Elizabeth Warren Escalates Her Battle With Billionaires

BRIAN SNYDER

Elizabeth Warren’s proposed wealth tax has ruffled quite a few feathers among America’s billionaire class, and her rhetorical battle with the superrich entered a new phase Wednesday when investor Leon Cooperman directed some choice words at the Massachusetts senator.

“In my opinion she represents the worst in politicians as she’s trying to demonize wealthy people because there are more poor people than wealthy people,” Cooperman told CNBC. “She’s disgraceful. She doesn’t know who the f--- she’s tweeting. I gave away more in the year than she has in her whole f----ing lifetime.”

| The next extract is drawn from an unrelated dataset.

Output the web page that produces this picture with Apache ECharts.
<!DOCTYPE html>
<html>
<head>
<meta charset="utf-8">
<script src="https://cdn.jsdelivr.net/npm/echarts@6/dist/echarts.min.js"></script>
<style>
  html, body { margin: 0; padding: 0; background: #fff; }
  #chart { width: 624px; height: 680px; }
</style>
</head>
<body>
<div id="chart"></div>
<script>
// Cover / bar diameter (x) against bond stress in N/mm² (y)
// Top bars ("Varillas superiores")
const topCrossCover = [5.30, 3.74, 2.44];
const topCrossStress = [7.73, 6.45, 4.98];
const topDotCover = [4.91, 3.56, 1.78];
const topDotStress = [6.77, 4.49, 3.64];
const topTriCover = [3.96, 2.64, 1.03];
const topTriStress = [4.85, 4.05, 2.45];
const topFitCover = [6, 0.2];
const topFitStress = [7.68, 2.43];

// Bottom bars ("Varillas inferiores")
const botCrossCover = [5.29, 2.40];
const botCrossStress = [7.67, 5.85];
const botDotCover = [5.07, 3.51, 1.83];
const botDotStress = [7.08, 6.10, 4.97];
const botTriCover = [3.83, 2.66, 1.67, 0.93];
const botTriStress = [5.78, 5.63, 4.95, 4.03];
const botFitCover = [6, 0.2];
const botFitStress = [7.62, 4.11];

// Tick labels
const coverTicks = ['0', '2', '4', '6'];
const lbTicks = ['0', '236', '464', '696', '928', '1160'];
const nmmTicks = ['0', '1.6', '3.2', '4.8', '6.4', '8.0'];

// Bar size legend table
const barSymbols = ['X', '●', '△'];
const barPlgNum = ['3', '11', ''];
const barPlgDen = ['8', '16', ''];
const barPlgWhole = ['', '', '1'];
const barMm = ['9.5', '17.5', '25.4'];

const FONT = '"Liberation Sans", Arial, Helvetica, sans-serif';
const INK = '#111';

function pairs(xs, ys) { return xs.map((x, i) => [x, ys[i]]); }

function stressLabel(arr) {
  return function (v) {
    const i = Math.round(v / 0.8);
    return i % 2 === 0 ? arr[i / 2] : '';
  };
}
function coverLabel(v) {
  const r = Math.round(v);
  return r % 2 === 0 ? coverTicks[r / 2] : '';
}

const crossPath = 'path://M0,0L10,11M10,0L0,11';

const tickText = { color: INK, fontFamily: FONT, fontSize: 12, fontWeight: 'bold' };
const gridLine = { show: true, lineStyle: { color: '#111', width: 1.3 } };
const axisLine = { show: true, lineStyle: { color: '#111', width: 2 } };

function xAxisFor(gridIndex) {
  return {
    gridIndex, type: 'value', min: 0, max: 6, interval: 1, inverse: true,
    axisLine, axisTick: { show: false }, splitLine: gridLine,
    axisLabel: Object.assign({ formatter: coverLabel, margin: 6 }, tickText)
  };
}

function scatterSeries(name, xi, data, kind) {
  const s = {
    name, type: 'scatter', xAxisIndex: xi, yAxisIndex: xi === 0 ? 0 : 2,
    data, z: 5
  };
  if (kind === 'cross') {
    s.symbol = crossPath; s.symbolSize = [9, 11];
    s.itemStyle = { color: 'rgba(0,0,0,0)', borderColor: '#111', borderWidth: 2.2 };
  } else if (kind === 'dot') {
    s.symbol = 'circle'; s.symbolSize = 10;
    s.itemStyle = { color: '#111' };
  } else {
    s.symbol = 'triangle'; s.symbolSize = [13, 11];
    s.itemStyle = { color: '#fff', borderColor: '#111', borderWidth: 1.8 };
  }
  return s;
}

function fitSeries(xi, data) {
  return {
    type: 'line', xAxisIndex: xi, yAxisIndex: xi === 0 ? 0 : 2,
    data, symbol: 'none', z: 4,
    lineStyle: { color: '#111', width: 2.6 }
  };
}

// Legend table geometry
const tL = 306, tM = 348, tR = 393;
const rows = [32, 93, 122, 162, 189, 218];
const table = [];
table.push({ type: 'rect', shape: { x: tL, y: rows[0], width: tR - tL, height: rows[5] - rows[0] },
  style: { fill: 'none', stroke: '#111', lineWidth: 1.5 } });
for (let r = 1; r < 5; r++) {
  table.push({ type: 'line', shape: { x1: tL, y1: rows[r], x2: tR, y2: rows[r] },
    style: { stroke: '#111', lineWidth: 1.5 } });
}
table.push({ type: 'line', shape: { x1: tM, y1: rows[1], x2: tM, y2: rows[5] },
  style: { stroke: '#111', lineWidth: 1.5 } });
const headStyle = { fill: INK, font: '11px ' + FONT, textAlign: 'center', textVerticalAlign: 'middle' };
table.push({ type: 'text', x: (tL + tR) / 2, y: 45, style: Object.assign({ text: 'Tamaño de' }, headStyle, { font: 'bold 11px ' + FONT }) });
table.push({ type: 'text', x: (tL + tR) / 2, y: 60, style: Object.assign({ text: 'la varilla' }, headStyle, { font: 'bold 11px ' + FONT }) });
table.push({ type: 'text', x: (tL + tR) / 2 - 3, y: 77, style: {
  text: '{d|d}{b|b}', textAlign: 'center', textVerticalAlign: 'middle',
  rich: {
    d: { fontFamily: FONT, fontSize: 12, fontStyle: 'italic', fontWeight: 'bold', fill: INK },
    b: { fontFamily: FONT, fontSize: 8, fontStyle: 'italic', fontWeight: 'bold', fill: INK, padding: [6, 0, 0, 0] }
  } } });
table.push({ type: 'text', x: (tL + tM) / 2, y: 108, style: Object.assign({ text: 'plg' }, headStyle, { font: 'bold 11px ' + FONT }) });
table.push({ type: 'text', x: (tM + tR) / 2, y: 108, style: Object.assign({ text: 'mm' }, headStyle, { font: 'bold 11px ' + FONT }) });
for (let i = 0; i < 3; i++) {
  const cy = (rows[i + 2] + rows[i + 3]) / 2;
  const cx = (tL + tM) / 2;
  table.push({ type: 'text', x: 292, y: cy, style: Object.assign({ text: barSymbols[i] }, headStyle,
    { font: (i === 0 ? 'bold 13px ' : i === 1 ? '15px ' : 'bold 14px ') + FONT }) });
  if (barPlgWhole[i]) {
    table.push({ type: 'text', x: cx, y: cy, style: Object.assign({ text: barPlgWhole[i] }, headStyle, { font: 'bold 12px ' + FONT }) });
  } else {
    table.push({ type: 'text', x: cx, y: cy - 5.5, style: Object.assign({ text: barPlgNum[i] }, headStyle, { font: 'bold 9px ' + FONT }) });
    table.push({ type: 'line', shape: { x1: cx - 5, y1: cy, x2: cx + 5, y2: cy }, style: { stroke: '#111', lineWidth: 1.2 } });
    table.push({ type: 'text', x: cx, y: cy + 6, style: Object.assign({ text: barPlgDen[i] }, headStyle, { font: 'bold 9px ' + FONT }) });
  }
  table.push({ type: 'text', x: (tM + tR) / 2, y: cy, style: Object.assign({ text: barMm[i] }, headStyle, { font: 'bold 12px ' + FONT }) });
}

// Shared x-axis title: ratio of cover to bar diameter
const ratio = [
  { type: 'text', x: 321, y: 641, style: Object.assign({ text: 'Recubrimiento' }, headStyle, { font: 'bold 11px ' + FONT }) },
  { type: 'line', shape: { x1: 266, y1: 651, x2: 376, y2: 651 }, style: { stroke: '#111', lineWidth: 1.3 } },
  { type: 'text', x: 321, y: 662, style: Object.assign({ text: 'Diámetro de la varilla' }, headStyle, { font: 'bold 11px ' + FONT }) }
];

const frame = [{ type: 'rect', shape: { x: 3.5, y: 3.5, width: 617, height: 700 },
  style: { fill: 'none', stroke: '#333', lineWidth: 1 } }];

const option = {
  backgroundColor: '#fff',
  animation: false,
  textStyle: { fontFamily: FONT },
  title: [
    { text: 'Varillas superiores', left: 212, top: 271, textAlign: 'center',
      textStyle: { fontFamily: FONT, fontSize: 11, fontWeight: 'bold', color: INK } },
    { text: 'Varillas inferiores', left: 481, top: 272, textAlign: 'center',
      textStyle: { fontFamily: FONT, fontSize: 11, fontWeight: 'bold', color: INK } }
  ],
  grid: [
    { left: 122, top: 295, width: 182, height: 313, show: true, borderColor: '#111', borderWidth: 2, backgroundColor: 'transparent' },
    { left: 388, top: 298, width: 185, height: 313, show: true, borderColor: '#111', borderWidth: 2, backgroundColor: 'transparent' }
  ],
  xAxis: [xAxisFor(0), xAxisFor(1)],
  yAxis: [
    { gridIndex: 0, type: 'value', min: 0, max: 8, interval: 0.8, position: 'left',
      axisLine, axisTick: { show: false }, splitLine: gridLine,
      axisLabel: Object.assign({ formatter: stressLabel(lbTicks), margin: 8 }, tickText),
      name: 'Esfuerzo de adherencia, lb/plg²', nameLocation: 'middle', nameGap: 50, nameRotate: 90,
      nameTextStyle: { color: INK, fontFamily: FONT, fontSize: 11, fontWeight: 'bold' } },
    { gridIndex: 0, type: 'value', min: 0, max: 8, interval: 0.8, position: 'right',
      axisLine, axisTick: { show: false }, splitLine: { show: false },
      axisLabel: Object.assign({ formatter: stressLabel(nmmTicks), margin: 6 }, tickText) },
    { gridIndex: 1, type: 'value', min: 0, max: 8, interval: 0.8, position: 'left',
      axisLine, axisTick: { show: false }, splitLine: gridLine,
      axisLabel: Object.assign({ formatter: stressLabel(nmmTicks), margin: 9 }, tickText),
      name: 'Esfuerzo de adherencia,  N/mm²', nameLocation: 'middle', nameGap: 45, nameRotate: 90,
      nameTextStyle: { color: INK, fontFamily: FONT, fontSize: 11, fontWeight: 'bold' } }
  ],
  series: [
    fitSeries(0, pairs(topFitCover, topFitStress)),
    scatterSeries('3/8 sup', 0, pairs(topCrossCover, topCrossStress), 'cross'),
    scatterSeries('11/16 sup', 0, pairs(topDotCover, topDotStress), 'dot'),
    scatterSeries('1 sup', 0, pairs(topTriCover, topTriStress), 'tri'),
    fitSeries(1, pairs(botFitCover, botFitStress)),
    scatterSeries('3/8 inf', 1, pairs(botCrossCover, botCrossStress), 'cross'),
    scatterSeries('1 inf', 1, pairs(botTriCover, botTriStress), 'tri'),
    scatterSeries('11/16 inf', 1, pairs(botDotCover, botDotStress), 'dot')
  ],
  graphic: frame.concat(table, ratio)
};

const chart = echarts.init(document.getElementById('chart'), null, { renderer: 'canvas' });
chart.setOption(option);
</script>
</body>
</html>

Cooperman’s latest comments were spurred by a new campaign ad from Warren that calls out Cooperman for resisting her call for a wealth tax. The ad, which also names former CEO of TD Ameritrade Joe Ricketts, former Goldman Sachs CEO Lloyd Blankfein and tech investor Peter Thiel, is scheduled to play on CNBC, in what appears to be a deliberate attempt to troll the investing class that has recoiled with horror from Warren’s tax proposals.

The Warren campaign doesn’t seem to mind the attention, though. It responded to Cooperman’s comments with a play on the “OK boomer” meme that quickly made its way across social media, providing more free advertising for Warren while burnishing her progressive credentials among Democratic voters. “Psst, rich guys,” said Vox’s Emily Stewart, “It might be better for you if you stop talking about Elizabeth Warren.”

Would Warren’s wealth tax hurt the economy? A preliminary analysis by the Penn Wharton Budget Model found that a wealth tax similar to Warren’s would slow economic growth by nearly 0.2 percentage points a year over a decade, due in large part to a reduction in investment as wealthy people increase their consumption in response to higher taxes on savings.

“The wealth tax shrinks the economy because saving is more expensive,” Richard Prisinzano, Penn Wharton’s director of policy analysis, told Jim Tankersley of the New York Times. “The results also suggest that the negative effect of the tax increases as the tax rate increases.”

The analysis made some unusual assumptions, however, including the idea that the revenues from the wealth tax would be used to pay down the national debt, something Warren hasn’t proposed. That assumption actually improved the performance of the wealth tax in the Wharton model, though many economists would disagree on the implications for growth of debt reduction. 

Further, critics say the Wharton analysis ignores one of the most significant features of Warren’s proposal, namely the big increase in public spending that could boost economic growth overall – another idea in economics that is subject to serious debate. “If the government collects $3 trillion in wealth tax revenue, and spends $3 trillion on public infrastructure, it’s unclear that there should be a reduction” in total investment in the economy, said Gabriel Zucman, the University of California at Berkeley economist who has advised Warren on her tax proposals.